Omit pictures and quote the listing below line by line, from its start through the line that holds "const rad = a => a * Math.PI / 180;".

*** Record set

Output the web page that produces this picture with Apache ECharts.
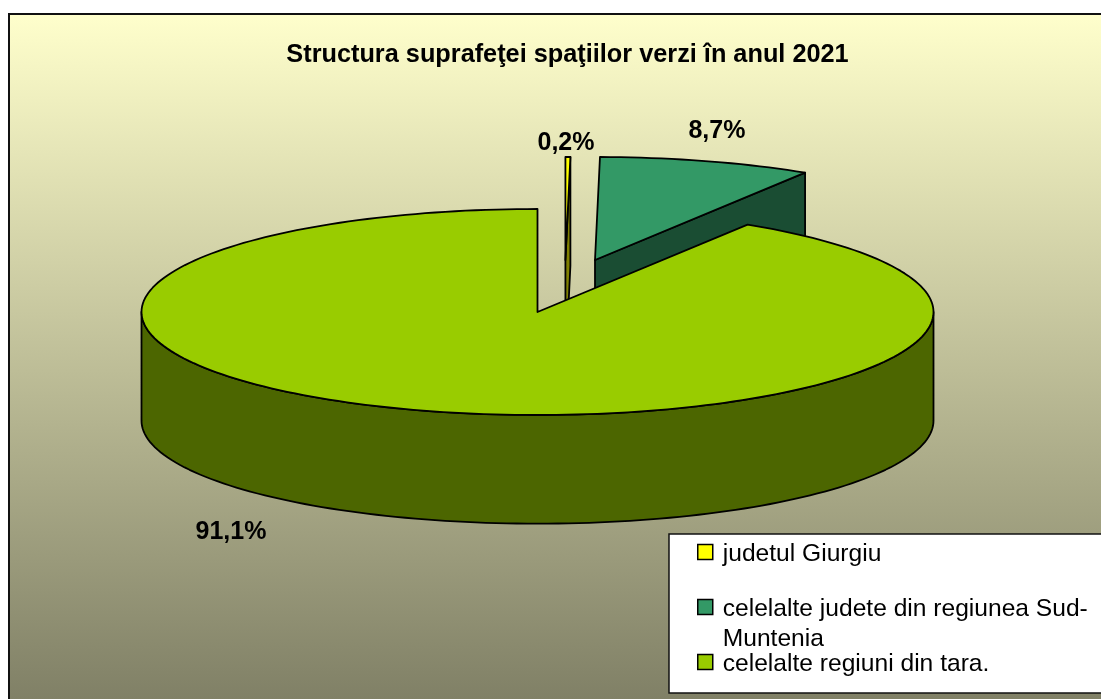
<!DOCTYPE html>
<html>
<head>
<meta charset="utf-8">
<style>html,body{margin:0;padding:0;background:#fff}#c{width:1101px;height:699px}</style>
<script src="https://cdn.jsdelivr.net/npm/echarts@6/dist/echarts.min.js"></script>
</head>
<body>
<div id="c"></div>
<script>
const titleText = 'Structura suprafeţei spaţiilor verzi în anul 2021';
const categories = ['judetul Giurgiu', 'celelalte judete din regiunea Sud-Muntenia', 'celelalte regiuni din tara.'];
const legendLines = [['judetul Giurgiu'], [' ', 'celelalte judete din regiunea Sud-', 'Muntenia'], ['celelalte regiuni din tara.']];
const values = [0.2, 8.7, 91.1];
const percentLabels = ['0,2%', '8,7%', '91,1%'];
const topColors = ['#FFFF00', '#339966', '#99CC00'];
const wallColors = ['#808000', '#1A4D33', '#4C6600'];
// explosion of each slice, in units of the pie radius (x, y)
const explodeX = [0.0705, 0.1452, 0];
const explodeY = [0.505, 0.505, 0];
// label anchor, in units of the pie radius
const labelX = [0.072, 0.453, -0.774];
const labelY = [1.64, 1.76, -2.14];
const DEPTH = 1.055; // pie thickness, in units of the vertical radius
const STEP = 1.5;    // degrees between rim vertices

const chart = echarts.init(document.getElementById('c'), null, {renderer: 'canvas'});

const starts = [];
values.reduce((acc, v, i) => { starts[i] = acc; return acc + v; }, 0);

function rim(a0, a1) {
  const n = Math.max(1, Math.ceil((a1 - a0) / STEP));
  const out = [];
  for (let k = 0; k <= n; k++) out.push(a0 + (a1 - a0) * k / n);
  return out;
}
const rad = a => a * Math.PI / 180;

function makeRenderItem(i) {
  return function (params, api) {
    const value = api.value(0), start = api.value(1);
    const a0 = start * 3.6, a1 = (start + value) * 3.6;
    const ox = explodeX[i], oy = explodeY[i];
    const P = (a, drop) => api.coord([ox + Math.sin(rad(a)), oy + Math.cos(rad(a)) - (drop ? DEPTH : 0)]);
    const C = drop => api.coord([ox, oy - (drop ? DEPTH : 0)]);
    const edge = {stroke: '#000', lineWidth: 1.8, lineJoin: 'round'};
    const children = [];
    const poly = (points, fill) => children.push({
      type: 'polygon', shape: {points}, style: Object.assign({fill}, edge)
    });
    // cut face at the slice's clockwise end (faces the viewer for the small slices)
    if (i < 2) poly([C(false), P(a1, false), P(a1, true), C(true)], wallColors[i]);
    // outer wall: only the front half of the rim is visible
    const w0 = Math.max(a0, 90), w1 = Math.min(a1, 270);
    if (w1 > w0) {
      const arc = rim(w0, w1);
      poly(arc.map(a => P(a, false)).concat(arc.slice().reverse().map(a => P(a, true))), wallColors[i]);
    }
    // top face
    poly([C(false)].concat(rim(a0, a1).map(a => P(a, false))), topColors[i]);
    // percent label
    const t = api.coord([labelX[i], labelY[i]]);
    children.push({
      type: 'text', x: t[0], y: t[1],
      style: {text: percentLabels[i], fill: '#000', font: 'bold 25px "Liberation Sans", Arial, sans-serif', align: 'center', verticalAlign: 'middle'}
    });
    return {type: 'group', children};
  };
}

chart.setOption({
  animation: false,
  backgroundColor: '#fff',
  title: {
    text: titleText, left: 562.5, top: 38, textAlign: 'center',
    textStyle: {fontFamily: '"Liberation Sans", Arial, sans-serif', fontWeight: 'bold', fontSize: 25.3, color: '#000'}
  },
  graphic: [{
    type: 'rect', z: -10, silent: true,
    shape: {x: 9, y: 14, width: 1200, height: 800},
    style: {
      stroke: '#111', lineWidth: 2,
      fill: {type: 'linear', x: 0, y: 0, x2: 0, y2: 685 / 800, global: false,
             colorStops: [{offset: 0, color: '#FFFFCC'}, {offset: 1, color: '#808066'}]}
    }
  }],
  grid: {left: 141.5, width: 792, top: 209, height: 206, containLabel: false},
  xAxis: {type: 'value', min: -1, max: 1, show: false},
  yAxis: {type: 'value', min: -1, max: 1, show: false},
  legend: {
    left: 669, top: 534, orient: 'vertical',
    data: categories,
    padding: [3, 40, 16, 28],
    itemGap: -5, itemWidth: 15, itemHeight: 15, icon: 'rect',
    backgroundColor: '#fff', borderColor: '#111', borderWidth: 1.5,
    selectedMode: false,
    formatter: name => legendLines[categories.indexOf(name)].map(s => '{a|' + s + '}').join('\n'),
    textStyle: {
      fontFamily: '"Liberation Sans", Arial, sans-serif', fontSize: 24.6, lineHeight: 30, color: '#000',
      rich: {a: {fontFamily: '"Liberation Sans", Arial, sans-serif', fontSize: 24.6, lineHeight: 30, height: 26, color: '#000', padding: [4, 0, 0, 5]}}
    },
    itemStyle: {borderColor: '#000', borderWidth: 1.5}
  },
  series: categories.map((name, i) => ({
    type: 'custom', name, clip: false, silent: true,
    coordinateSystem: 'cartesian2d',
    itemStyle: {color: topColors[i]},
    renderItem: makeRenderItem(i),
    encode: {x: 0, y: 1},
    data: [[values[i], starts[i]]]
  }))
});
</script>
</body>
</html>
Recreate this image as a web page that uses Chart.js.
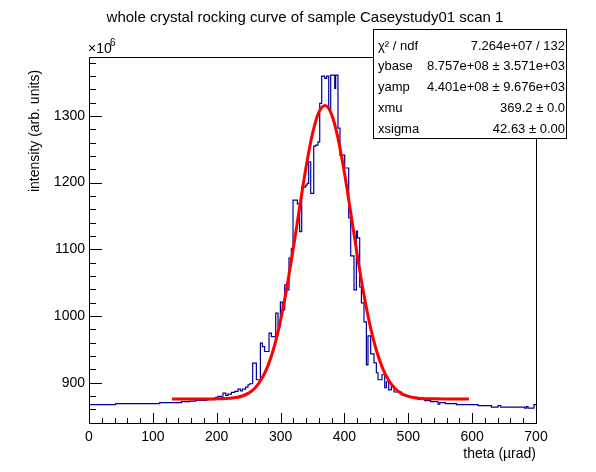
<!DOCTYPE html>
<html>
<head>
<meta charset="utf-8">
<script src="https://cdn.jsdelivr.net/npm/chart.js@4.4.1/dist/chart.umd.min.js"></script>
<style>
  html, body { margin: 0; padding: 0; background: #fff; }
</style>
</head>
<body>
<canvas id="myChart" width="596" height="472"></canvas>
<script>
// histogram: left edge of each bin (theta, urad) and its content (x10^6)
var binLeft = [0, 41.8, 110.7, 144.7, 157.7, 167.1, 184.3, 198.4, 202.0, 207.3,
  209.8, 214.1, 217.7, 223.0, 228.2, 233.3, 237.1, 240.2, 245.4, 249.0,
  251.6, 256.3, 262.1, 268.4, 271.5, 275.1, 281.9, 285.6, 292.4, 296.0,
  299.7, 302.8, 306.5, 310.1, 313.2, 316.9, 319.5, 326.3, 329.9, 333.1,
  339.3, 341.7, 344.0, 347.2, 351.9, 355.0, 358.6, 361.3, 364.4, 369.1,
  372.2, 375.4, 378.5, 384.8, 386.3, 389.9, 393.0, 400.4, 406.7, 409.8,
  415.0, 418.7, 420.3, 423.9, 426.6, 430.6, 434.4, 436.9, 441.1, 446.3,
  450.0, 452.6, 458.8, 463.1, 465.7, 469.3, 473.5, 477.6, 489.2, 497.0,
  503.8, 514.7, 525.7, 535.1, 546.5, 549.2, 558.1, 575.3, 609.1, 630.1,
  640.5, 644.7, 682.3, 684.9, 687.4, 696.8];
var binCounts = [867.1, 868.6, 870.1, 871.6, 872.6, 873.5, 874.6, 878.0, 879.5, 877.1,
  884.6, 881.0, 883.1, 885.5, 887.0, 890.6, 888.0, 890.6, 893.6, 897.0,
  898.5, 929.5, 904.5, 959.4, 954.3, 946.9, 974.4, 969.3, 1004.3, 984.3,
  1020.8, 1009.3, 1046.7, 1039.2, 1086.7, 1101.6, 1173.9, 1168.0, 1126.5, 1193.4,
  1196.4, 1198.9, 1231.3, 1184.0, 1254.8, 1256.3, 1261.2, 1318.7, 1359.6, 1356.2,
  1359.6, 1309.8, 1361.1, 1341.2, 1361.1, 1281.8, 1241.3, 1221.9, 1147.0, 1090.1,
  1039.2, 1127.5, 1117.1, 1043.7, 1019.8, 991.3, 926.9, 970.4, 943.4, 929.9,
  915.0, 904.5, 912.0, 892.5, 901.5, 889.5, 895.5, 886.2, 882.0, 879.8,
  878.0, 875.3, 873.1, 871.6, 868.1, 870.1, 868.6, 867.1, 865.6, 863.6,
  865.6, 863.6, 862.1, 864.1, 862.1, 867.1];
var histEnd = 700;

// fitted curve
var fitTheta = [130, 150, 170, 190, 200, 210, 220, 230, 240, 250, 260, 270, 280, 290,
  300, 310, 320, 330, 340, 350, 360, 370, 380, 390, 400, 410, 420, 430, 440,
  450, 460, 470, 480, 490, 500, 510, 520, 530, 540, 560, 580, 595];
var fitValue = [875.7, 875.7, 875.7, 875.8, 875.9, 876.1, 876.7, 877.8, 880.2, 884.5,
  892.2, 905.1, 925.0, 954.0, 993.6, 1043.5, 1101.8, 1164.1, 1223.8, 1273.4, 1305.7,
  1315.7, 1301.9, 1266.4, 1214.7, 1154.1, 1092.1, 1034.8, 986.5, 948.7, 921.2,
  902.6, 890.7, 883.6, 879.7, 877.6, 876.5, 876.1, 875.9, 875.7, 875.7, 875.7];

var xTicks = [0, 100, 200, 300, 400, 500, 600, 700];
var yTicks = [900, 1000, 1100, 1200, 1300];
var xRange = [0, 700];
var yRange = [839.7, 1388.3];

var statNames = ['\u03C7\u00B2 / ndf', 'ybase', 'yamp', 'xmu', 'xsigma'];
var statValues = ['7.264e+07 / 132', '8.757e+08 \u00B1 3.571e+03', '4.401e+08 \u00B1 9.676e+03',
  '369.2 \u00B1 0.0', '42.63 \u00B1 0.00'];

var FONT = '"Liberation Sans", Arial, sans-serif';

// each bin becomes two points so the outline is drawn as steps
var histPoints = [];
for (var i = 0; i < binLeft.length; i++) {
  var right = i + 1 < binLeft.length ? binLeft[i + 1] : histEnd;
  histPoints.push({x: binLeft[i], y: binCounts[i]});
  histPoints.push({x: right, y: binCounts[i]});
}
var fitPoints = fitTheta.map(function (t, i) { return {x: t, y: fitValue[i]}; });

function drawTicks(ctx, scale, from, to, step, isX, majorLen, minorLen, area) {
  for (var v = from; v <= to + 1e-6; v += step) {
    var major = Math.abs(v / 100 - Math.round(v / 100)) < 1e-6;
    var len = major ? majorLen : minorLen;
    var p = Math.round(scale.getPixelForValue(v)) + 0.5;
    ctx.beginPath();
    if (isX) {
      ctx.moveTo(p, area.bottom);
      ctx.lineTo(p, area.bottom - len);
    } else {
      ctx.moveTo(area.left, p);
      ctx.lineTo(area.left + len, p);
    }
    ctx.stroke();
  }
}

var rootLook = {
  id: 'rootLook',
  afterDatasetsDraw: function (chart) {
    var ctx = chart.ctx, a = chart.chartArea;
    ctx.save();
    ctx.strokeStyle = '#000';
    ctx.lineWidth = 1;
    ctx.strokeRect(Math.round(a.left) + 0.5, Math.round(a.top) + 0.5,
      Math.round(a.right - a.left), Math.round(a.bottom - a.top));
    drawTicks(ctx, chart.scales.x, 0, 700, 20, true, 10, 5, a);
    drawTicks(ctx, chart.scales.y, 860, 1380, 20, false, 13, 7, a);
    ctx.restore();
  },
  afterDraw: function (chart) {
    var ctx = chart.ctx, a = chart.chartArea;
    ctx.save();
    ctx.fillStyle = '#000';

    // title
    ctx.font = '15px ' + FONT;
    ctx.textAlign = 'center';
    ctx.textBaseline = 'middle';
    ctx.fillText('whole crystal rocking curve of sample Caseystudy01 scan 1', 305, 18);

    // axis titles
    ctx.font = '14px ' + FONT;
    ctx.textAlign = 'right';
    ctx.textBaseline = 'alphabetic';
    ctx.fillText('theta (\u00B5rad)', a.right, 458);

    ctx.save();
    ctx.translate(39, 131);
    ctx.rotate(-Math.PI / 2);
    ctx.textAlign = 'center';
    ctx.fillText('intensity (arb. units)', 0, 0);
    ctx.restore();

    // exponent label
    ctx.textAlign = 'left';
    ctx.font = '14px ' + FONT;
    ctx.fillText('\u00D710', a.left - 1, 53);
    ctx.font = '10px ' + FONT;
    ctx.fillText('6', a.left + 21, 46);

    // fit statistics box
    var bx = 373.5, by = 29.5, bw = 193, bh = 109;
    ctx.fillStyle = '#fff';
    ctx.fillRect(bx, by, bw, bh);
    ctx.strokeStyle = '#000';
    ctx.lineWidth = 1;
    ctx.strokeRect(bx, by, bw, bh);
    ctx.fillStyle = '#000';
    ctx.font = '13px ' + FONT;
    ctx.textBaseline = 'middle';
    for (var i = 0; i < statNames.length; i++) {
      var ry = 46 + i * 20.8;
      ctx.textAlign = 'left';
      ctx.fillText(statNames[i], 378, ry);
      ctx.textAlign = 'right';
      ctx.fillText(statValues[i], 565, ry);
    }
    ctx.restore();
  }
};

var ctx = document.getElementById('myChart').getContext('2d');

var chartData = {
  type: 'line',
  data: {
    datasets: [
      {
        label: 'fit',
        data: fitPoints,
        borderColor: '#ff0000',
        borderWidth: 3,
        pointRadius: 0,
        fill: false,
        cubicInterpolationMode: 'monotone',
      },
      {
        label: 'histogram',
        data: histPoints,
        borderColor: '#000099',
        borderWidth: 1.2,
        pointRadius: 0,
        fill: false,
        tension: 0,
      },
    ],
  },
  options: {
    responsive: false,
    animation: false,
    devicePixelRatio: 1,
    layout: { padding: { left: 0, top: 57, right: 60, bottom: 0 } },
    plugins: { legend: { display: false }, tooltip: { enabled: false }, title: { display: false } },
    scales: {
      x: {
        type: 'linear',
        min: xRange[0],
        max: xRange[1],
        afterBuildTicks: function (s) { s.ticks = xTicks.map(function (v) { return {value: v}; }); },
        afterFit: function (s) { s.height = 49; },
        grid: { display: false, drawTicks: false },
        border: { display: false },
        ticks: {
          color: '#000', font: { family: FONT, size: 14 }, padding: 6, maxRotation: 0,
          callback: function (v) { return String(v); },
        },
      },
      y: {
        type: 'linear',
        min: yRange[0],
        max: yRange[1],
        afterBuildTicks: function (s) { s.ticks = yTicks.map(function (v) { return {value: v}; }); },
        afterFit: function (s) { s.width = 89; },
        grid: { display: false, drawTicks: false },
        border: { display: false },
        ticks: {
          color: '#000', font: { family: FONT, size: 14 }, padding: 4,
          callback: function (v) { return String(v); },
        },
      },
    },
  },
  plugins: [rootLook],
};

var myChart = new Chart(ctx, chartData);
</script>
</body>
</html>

******

__Exercise solution__
Output the web page that produces this picture with Apache ECharts.
<!DOCTYPE html>
<html>
<head>
<meta charset="utf-8">
<style>html,body{margin:0;padding:0;background:#fff}#c{width:1101px;height:699px}</style>
<script src="https://cdn.jsdelivr.net/npm/echarts@6/dist/echarts.min.js"></script>
</head>
<body>
<div id="c"></div>
<script>
const titleText = 'Structura suprafeţei spaţiilor verzi în anul 2021';
const categories = ['judetul Giurgiu', 'celelalte judete din regiunea Sud-Muntenia', 'celelalte regiuni din tara.'];
const legendLines = [['judetul Giurgiu'], [' ', 'celelalte judete din regiunea Sud-', 'Muntenia'], ['celelalte regiuni din tara.']];
const values = [0.2, 8.7, 91.1];
const percentLabels = ['0,2%', '8,7%', '91,1%'];
const topColors = ['#FFFF00', '#339966', '#99CC00'];
const wallColors = ['#808000', '#1A4D33', '#4C6600'];
// explosion of each slice, in units of the pie radius (x, y)
const explodeX = [0.0705, 0.1452, 0];
const explodeY = [0.505, 0.505, 0];
// label anchor, in units of the pie radius
const labelX = [0.072, 0.453, -0.774];
const labelY = [1.64, 1.76, -2.14];
const DEPTH = 1.055; // pie thickness, in units of the vertical radius
const STEP = 1.5;    // degrees between rim vertices

const chart = echarts.init(document.getElementById('c'), null, {renderer: 'canvas'});

const starts = [];
values.reduce((acc, v, i) => { starts[i] = acc; return acc + v; }, 0);

function rim(a0, a1) {
  const n = Math.max(1, Math.ceil((a1 - a0) / STEP));
  const out = [];
  for (let k = 0; k <= n; k++) out.push(a0 + (a1 - a0) * k / n);
  return out;
}
const rad = a => a * Math.PI / 180;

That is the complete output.